In a research report issued yesterday, BTIG analyst Richard Greenfield initiates coverage with a Hold on Snap Inc. (NYSE:SNAP) without suggesting a price target, assessing shares to be “fairly valued.”
Commending the popular Snapchat app parent company’s compelling marriage of communication-meets-content, the analyst can’t help but notice all the copycats in the room, gunning to repeat Snap’s innovative tricks.

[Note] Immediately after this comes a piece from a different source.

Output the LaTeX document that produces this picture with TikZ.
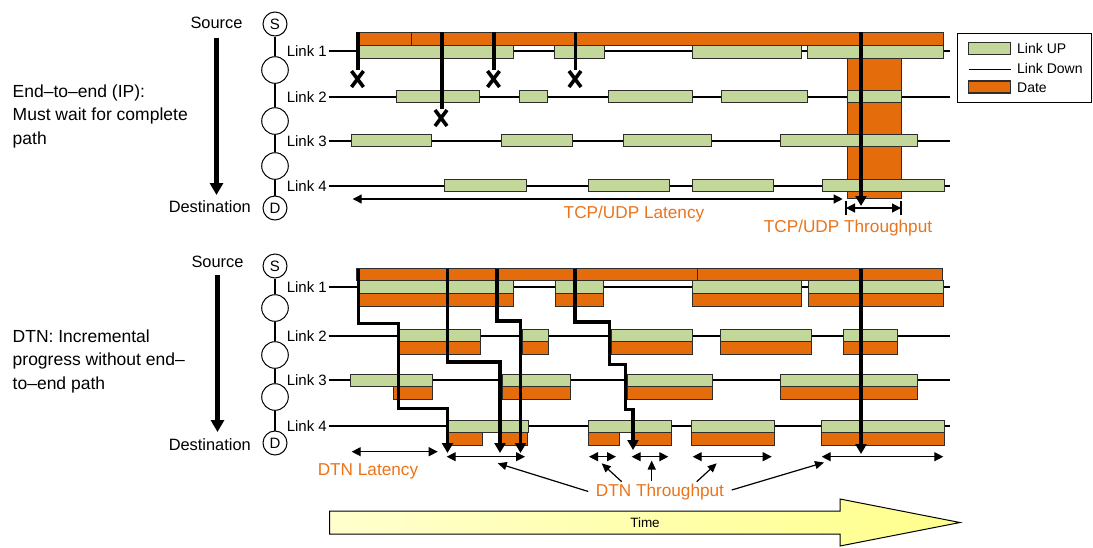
\documentclass[tikz,border=0pt]{standalone}
\usepackage{fontspec}
\setmainfont{Liberation Sans}
\usetikzlibrary{arrows.meta}
\definecolor{linkup}{RGB}{196,215,155}
\definecolor{datec}{RGB}{228,108,10}
\definecolor{orangetxt}{RGB}{235,115,25}
\definecolor{barline}{RGB}{45,45,45}
\definecolor{timefillA}{RGB}{255,255,205}
\definecolor{timefillB}{RGB}{255,255,140}
\begin{document}
\begin{tikzpicture}[x=1pt,y=-1pt,
  gbar/.style={fill=linkup,draw=barline,line width=0.9pt},
  obar/.style={fill=datec,draw=barline,line width=0.9pt},
  linkline/.style={line width=1.8pt},
  linklbl/.style={inner sep=0pt,font=\fontsize{15}{18}\selectfont},
  sdlbl/.style={inner sep=0pt,font=\fontsize{16.4}{19}\selectfont},
  lefttxt/.style={inner sep=0pt,font=\fontsize{17.5}{21}\selectfont},
  orlbl/.style={inner sep=0pt,text=orangetxt,font=\fontsize{17.2}{20}\selectfont},
  legtxt/.style={inner sep=0pt,font=\fontsize{14}{16}\selectfont},
  nodec/.style={circle,draw,line width=1pt,fill=white,minimum size=26.6pt,inner sep=0pt},
  endc/.style={circle,draw,line width=1pt,fill=white,minimum size=24pt,inner sep=0pt,font=\fontsize{15}{18}\selectfont},
  patharrow/.style={line width=3.5pt,-{Triangle[length=10pt,width=11pt]}},
  plain thick/.style={line width=3.5pt},
  xmark/.style={line width=3.6pt},
  dimarrow/.style={line width=1.2pt,{Triangle[length=9pt,width=9pt]}-{Triangle[length=9pt,width=9pt]}},
  pointer/.style={line width=1.2pt,-{Triangle[length=9pt,width=8pt]}},
  bigdown/.style={line width=4.2pt,-{Triangle[length=12pt,width=13pt]}}
]
\path[use as bounding box] (0,0) rectangle (1093,547);

% ================= TOP SECTION =================
% left description
\node[lefttxt,anchor=base west] (t1) at (12.5,97) {End–to–end (IP):};
\node[lefttxt,anchor=base west] (t2) at (12.5,120.5) {Must wait for complete};
\node[lefttxt,anchor=base west] (t3) at (12.5,144) {path};
% source / destination
\node[sdlbl,anchor=base] (srcA) at (216.5,28) {Source};
\node[sdlbl,anchor=base east] (dstA) at (251,212.5) {Destination};
\coordinate (arrA1) at (216.5,37.5);
\coordinate (arrA2) at (216.5,195);
\draw[bigdown] (arrA1) -- (arrA2);
% node chain
\node[endc] (SA) at (275,24) {S};
\node[nodec] (nA1) at (275,70) {};
\node[nodec] (nA2) at (275,121) {};
\node[nodec] (nA3) at (275,166) {};
\node[endc] (DA) at (275,208) {D};
\draw[line width=1.2pt] (SA) -- (nA1) (nA1) -- (nA2) (nA2) -- (nA3) (nA3) -- (DA);
% link lines
\foreach \y/\n in {50.7/1,96.7/2,140.7/3,185.7/4}{
  \node[linklbl,anchor=east] (lA\n) at (327,\y) {Link \n};
  \coordinate (rA\n) at (950,\y);
  \draw[linkline] (lA\n.east) ++(1.5,0) -- (rA\n);
}
% orange block
\draw[obar] (847,58) rectangle (901,198);
% green bars
\foreach \a/\b in {359/513,554/604,692/801,807/943}
  \draw[gbar] (\a,45.5) rectangle (\b,58);
\foreach \a/\b in {396/479,519/547,608/692,721/807,847/901}
  \draw[gbar] (\a,90.5) rectangle (\b,102.7);
\foreach \a/\b in {351/431,501/572,623/711,780/917}
  \draw[gbar] (\a,134.5) rectangle (\b,146.7);
\foreach \a/\b in {444/526,588/669,692/773,822/944}
  \draw[gbar] (\a,179.5) rectangle (\b,191.7);
% orange top bar
\draw[obar] (356,32) rectangle (411,45.5);
\draw[obar] (411,32) rectangle (943,45.5);
% blocked attempts
\foreach \lx/\ly/\cx/\cy in {358/70/357.5/79, 442/109/441/118, 494/70/493.5/79, 575.5/70/575/79}{
  \draw[plain thick] (\lx,32) -- (\lx,\ly);
  \draw[xmark] (\cx-6,\cy-8) -- (\cx+6,\cy+8) (\cx-6,\cy+8) -- (\cx+6,\cy-8);
}
\draw[patharrow] (861,32) -- (861,206);
% dimensions
\coordinate (latA1) at (352.7,199);
\coordinate (latA2) at (842.7,199);
\draw[dimarrow] (latA1) -- (latA2);
\node[orlbl] (latAt) at (634,214) {TCP/UDP Latency};
\coordinate (thrA1) at (846,208);
\coordinate (thrA2) at (901,208);
\draw[dimarrow] (thrA1) -- (thrA2);
\draw[line width=1.2pt] (846,201) -- (846,215) (901,201) -- (901,215);
\node[orlbl] (thrAt) at (848,228.5) {TCP/UDP Throughput};

% legend
\draw[line width=1pt] (957.5,33.5) rectangle (1091.5,102);
\draw[gbar,line width=1.2pt] (968.5,42.5) rectangle (1010.5,54.5);
\node[legtxt,anchor=west] (lg1) at (1017,48.5) {Link UP};
\draw[line width=1.5pt] (968.5,69.3) -- (1010.5,69.3);
\node[legtxt,anchor=west] (lg2) at (1017,68.5) {Link Down};
\draw[obar,line width=1.2pt] (968.5,81) rectangle (1010.5,93);
\node[legtxt,anchor=west] (lg3) at (1017,87.5) {Date};

% ================= BOTTOM SECTION =================
\node[lefttxt,anchor=base west] (b1) at (12.5,342) {DTN: Incremental};
\node[lefttxt,anchor=base west] (b2) at (12.5,365.5) {progress without end–};
\node[lefttxt,anchor=base west] (b3) at (12.5,389) {to–end path};
\node[sdlbl,anchor=base] (srcB) at (217.5,267) {Source};
\node[sdlbl,anchor=base east] (dstB) at (251,450) {Destination};
\coordinate (arrB1) at (217.5,275);
\coordinate (arrB2) at (217.5,432);
\draw[bigdown] (arrB1) -- (arrB2);
\node[endc] (SB) at (275,266) {S};
\node[nodec] (nB1) at (275,308) {};
\node[nodec] (nB2) at (275,355) {};
\node[nodec] (nB3) at (275,397) {};
\node[endc] (DB) at (275,443) {D};
\draw[line width=1.2pt] (SB) -- (nB1) (nB1) -- (nB2) (nB2) -- (nB3) (nB3) -- (DB);
\foreach \y/\n in {286.7/1,336/2,380/3,425.7/4}{
  \node[linklbl,anchor=east] (lB\n) at (327,\y) {Link \n};
  \coordinate (rB\n) at (950,\y);
  \draw[linkline] (lB\n.east) ++(1.5,0) -- (rB\n);
}
% link 1
\foreach \a/\b in {359/513,555/603,692/801,808/943}{
  \draw[gbar] (\a,280.7) rectangle (\b,293.3);
  \draw[obar] (\a,293.3) rectangle (\b,306);
}
% link 2
\foreach \a/\b in {399/480,522/548,611/692,720/811,843/897}{
  \draw[gbar] (\a,329.5) rectangle (\b,341.8);
  \draw[obar] (\a,341.8) rectangle (\b,354);
}
% link 3
\foreach \a/\b in {350/432,502/570,627/712,780/917}
  \draw[gbar] (\a,374) rectangle (\b,386.7);
\foreach \a/\b in {393/432,502/570,627/712,780/917}
  \draw[obar] (\a,386.7) rectangle (\b,399);
% link 4
\foreach \a/\b in {448/528,588/671,691/774,821/944}
  \draw[gbar] (\a,420) rectangle (\b,432.7);
\foreach \a/\b in {448/482,500/527,588/619,632/671,691/774,821/944}
  \draw[obar] (\a,432.7) rectangle (\b,445);
% top orange bar
\draw[obar] (356,268.3) rectangle (697,280.7);
\draw[obar] (697,268.3) rectangle (942.5,280.7);
% bundle paths
\draw[patharrow] (358.5,268.5) -- (358.5,323.5) -- (398.5,323.5) -- (398.5,408.5) -- (447.5,408.5) -- (447.5,453);
\draw[patharrow] (447.5,268.5) -- (447.5,362) -- (500,362) -- (500,453);
\draw[patharrow] (497,268.5) -- (497,321) -- (520.5,321) -- (520.5,453);
\draw[patharrow] (575,268.5) -- (575,322) -- (609.5,322) -- (609.5,364.5) -- (625.5,364.5) -- (625.5,409.5) -- (633,409.5) -- (633,450);
\draw[patharrow] (861,268.5) -- (861,454);
% dimensions
\coordinate (latB1) at (351.7,451.7);
\coordinate (latB2) at (437.7,451.7);
\draw[dimarrow] (latB1) -- (latB2);
\node[orlbl] (latBt) at (368,471) {DTN Latency};
\foreach \a/\b/\n in {446.7/525/1,589/616/2,631.7/668.3/3,692.7/771.7/4,821.7/943.3/5}{
  \coordinate (th\n a) at (\a,456.7);
  \coordinate (th\n b) at (\b,456.7);
  \draw[dimarrow] (th\n a) -- (th\n b);
}
\node[orlbl] (thrBt) at (660,492) {DTN Throughput};
\coordinate (p1s) at (588.3,491.5);  \coordinate (p1e) at (497.7,463.3);
\coordinate (p2s) at (621.7,481.7);  \coordinate (p2e) at (601.7,463.3);
\coordinate (p3s) at (651.7,480.5);  \coordinate (p3e) at (651.7,460.5);
\coordinate (p4s) at (696.7,481.7);  \coordinate (p4e) at (716.7,463.3);
\coordinate (p5s) at (731.7,490);    \coordinate (p5e) at (824,462.5);
\foreach \n in {1,...,5}
  \draw[pointer] (p\n s) -- (p\n e);

% time arrow
\shade[left color=timefillA,right color=timefillB,draw=black,line width=1pt]
  (329.5,511) -- (840,511) -- (840,499) -- (960,522.5) -- (840,546) -- (840,534) -- (329.5,534) -- cycle;
\node[inner sep=0pt,font=\fontsize{13.5}{16}\selectfont] (timet) at (645,523) {Time};
\end{tikzpicture}
\end{document}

While rivals are lurking to replicate CEO Evan Spiegel’s creative twists and turns, for Greenfield, the key to the company’s triumph over the competition boils down to “Spiegel’s ability to continue to out-innovate peers,” with “only Spiegel and his team [knowing] the product roadmap from here.”
Greenfield highlights daily active users as a key strength for Snap, with Snap-pers on average using the app 18 times a day, adding “[…] user-to-user communication remains the glue that keeps users addicted and constantly coming back.” Moreover, “As Snapchat sucks you back into its app continuously throughout the day, users end up creating more content using filters and lens that are shared privately through chat or via stories, […] consuming stories from their connections as well as Discover content (albeit we believe Discover represents just 2% of usage to-date),” continues the analyst.

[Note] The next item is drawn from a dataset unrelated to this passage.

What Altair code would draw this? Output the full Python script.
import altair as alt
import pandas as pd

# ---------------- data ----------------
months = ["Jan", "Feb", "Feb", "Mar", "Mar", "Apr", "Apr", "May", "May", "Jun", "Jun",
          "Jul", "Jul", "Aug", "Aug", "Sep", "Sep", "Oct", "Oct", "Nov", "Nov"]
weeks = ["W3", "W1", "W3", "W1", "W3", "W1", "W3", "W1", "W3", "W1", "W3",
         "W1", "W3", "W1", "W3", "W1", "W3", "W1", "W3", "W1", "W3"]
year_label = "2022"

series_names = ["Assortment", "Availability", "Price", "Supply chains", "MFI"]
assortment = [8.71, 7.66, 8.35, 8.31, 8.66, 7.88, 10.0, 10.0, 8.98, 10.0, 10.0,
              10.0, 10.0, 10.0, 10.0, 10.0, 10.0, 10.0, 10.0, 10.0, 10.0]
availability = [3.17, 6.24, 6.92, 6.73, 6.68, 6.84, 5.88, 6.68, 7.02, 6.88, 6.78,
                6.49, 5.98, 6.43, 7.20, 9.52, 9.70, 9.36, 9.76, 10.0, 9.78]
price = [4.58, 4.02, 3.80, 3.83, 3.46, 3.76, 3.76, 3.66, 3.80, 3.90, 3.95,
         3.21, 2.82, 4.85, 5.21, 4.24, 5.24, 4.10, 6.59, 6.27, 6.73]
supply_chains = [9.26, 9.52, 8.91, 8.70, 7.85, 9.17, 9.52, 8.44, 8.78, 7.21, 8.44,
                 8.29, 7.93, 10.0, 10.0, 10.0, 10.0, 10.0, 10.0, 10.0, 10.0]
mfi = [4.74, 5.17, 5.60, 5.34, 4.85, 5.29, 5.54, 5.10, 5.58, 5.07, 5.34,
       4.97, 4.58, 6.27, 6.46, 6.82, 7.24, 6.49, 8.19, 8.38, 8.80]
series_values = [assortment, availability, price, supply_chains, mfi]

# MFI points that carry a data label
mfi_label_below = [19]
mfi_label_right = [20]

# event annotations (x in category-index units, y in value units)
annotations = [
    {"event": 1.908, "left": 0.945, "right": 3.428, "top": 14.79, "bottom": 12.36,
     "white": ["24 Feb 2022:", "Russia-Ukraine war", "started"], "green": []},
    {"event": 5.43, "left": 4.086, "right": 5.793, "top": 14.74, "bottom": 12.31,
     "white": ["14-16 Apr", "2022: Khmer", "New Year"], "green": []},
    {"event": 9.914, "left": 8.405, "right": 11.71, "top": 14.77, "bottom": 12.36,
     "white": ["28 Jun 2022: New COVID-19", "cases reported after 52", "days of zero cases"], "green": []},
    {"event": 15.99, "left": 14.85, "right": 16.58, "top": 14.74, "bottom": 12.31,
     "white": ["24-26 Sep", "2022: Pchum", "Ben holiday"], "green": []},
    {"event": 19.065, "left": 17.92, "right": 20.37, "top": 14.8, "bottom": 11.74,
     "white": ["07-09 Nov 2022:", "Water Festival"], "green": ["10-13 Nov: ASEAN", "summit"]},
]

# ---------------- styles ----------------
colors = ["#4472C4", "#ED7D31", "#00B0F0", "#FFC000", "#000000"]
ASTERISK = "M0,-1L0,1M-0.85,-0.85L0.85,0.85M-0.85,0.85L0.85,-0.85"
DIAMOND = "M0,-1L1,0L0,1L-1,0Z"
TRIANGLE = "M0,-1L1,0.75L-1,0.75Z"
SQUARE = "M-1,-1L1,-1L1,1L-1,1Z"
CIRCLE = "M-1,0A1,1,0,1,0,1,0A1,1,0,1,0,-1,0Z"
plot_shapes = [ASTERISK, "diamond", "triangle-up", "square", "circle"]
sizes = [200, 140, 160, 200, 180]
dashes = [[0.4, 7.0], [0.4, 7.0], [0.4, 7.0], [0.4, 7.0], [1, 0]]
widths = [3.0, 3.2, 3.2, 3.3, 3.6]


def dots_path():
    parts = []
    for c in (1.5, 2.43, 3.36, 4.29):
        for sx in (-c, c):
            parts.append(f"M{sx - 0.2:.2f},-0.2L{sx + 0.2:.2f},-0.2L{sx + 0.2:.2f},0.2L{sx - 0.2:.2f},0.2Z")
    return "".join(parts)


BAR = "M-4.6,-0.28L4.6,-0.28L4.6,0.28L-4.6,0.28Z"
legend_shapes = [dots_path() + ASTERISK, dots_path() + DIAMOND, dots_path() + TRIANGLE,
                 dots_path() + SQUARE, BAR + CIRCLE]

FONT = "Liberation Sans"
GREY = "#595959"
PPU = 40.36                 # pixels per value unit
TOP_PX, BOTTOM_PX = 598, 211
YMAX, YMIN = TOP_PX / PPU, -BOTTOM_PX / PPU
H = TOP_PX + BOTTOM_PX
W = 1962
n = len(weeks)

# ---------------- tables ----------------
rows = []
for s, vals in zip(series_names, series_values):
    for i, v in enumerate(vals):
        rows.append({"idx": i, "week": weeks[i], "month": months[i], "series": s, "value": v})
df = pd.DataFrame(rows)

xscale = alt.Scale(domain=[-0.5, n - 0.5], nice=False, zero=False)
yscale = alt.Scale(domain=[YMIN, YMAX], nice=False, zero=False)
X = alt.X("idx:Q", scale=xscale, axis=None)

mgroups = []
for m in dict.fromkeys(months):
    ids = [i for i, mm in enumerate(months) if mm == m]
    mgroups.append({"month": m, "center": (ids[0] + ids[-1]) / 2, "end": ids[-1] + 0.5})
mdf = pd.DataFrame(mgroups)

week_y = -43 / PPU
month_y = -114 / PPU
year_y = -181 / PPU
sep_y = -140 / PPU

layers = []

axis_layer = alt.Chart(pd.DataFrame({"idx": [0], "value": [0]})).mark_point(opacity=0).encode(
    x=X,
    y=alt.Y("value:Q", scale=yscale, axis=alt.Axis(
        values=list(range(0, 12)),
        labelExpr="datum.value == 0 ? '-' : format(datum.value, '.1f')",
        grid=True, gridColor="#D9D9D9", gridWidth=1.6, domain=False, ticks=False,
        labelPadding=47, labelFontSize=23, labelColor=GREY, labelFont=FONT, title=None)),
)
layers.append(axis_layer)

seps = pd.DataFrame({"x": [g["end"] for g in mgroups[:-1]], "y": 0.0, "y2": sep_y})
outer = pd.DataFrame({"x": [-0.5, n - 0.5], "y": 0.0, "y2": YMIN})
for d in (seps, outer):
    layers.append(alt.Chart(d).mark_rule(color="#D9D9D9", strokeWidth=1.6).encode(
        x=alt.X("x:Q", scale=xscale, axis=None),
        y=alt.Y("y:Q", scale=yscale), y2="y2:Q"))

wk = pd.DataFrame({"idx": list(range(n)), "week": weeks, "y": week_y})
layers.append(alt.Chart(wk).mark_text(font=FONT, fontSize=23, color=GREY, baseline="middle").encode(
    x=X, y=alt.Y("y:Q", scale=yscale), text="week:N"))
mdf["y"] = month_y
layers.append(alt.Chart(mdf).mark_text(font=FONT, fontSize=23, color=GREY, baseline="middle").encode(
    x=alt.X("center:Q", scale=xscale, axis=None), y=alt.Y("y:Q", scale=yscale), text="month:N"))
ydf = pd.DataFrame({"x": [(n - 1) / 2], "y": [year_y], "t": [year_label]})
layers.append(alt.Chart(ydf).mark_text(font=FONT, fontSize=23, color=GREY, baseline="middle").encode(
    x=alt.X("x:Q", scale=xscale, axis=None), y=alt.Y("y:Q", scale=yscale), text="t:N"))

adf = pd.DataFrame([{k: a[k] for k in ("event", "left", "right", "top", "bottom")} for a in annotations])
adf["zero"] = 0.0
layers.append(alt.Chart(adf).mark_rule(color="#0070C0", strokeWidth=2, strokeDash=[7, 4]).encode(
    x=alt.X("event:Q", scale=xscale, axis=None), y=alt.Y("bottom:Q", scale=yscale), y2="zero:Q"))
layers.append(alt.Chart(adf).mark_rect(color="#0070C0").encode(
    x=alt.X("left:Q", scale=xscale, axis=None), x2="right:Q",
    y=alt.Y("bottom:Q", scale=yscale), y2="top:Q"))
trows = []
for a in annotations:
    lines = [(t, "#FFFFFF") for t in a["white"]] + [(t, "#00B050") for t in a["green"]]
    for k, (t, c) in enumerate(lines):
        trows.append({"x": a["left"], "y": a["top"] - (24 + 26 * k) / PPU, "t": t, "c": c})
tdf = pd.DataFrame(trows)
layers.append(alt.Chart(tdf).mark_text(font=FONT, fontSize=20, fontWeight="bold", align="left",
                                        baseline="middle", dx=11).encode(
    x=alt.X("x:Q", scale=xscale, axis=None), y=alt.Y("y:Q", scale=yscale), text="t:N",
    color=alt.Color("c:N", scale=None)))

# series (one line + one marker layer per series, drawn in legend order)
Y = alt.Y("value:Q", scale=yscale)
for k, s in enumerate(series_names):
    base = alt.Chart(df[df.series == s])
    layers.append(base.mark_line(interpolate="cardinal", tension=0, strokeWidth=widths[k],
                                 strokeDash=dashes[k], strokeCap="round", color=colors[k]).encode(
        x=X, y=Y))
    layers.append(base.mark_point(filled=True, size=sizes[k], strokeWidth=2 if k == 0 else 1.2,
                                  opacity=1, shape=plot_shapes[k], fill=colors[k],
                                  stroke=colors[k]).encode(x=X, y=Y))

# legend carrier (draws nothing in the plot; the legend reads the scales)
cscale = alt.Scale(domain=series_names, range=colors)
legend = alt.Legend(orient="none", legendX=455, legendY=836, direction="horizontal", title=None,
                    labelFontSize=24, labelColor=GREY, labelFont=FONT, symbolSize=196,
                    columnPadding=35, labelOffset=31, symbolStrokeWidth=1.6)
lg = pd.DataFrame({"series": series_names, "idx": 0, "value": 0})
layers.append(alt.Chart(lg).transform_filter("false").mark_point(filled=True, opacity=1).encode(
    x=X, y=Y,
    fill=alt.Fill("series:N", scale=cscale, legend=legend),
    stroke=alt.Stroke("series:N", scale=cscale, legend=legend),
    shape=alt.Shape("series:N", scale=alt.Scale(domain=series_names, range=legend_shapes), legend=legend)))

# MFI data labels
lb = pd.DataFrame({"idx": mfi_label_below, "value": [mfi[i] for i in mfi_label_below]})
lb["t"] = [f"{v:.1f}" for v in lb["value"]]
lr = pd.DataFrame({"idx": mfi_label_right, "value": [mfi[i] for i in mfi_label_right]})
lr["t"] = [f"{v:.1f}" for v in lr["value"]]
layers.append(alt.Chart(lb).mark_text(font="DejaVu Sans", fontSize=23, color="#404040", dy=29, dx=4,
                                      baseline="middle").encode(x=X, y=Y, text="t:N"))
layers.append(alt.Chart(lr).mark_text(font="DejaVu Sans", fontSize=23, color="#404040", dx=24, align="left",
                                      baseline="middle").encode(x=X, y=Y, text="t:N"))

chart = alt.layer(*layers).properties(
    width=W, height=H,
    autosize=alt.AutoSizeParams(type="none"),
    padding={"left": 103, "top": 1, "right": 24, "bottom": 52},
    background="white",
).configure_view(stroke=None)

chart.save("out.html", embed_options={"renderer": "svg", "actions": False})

2017 already rings with the promise of even more product launches to roll out, which Greenfield believes makes “Spiegel’s decision not to sell Snapchat [look] anything but crazy as they have clearly iterated the product far beyond what any outsider could have comprehended at the time.”
However, while SNAP has solidified itself as an industry pioneer, Greenfield and investors still may feel like they are in a fog as to Spiegel’s next big creative stunt, and this uncertainty is what has the analyst surveying the Snap situation from the sidelines.

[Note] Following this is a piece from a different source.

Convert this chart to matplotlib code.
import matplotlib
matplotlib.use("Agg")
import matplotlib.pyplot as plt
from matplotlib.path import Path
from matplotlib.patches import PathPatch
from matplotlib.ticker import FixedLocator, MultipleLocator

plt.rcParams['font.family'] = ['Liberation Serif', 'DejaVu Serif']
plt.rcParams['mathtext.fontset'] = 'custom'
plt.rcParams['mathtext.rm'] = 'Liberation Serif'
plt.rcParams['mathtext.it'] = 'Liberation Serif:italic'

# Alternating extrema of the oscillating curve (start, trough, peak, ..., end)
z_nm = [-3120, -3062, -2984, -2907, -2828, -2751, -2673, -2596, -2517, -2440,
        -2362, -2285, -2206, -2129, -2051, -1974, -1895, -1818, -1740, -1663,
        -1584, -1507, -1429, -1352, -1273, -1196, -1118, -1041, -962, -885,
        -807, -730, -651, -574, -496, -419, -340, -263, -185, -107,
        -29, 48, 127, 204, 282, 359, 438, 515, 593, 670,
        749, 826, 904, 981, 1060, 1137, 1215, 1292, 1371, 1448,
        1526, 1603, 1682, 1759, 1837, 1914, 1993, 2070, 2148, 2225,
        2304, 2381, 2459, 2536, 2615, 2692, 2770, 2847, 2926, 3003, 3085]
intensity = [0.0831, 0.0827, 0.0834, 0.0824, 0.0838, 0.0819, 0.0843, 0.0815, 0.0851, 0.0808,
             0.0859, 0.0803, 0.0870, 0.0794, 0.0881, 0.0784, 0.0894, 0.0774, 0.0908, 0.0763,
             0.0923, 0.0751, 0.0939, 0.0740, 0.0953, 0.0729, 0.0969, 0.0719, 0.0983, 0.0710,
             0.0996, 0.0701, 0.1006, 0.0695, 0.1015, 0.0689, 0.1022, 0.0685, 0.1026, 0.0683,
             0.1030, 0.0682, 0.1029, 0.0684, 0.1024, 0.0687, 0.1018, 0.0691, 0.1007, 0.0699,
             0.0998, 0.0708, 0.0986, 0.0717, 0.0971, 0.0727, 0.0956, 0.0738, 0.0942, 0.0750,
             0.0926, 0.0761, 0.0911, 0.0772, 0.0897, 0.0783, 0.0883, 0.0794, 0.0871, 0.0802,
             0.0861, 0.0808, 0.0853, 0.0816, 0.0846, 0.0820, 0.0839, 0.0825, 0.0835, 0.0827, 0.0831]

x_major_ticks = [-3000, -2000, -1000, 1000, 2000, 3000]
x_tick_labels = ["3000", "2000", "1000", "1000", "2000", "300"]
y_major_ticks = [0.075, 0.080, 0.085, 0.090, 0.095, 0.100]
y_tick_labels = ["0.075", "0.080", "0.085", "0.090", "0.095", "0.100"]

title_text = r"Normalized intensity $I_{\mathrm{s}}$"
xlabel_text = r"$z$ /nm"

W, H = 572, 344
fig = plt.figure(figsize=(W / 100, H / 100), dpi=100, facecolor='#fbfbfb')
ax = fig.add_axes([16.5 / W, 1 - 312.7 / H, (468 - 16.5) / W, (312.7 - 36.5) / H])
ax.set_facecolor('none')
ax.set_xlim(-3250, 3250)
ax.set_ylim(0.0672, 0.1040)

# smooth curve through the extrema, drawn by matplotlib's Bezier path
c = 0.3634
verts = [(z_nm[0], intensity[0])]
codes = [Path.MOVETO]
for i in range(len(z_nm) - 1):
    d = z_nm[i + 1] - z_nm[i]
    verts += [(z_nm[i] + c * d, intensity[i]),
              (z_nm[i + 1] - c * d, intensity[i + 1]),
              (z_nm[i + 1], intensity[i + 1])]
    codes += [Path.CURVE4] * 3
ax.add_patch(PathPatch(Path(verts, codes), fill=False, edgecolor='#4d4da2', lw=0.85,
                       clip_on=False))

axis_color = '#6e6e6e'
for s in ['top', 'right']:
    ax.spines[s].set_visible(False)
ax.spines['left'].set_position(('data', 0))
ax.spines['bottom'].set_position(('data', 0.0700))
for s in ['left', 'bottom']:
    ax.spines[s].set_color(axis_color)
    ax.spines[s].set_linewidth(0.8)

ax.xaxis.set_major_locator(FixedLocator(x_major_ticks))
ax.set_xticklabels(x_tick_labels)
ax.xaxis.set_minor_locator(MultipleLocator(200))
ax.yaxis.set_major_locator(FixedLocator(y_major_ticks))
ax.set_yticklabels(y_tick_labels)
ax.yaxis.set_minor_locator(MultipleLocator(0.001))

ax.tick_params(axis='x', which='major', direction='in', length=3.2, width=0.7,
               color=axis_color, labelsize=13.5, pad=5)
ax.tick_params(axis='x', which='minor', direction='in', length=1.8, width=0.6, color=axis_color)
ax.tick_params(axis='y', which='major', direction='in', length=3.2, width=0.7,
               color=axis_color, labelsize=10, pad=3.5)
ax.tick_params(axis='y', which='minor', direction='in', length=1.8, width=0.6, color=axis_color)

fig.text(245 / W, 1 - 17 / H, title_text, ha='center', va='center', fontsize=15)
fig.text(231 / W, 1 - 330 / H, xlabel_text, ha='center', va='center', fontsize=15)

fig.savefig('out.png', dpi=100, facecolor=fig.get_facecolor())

Ultimately, “The challenging part for us and investors is that we have absolutely no idea what products are coming next, nor if/how they will create reasons for consumers to spend more than the current 25 minutes per user per day on the platform (not to mention, how they could enable new revenue streams, such as story search creating the potential for search advertising),” contends Greenfield, cautiously optimistic on the wildcard stock.
According to TipRanks, which measures analysts’ and bloggers’ success rate based on how their calls perform, four-star analyst Richard Greenfield is ranked #1,063 out of #4,557 analysts. Greenfield has a 60% success rate and realizes 9.1% in his annual returns. When recommending SNAP, Greenfield earns 0.0% in average profits on the stock.
TipRanks analytics exhibit SNAP as a Hold. Out of 35 analysts polled by TipRanks in the last 3 months, 12 are bullish on SNAP stock, while 16 are neutral, and 7 issue a Sell. With a return potential of 6%, the stock’s consensus target price stands at $23.48.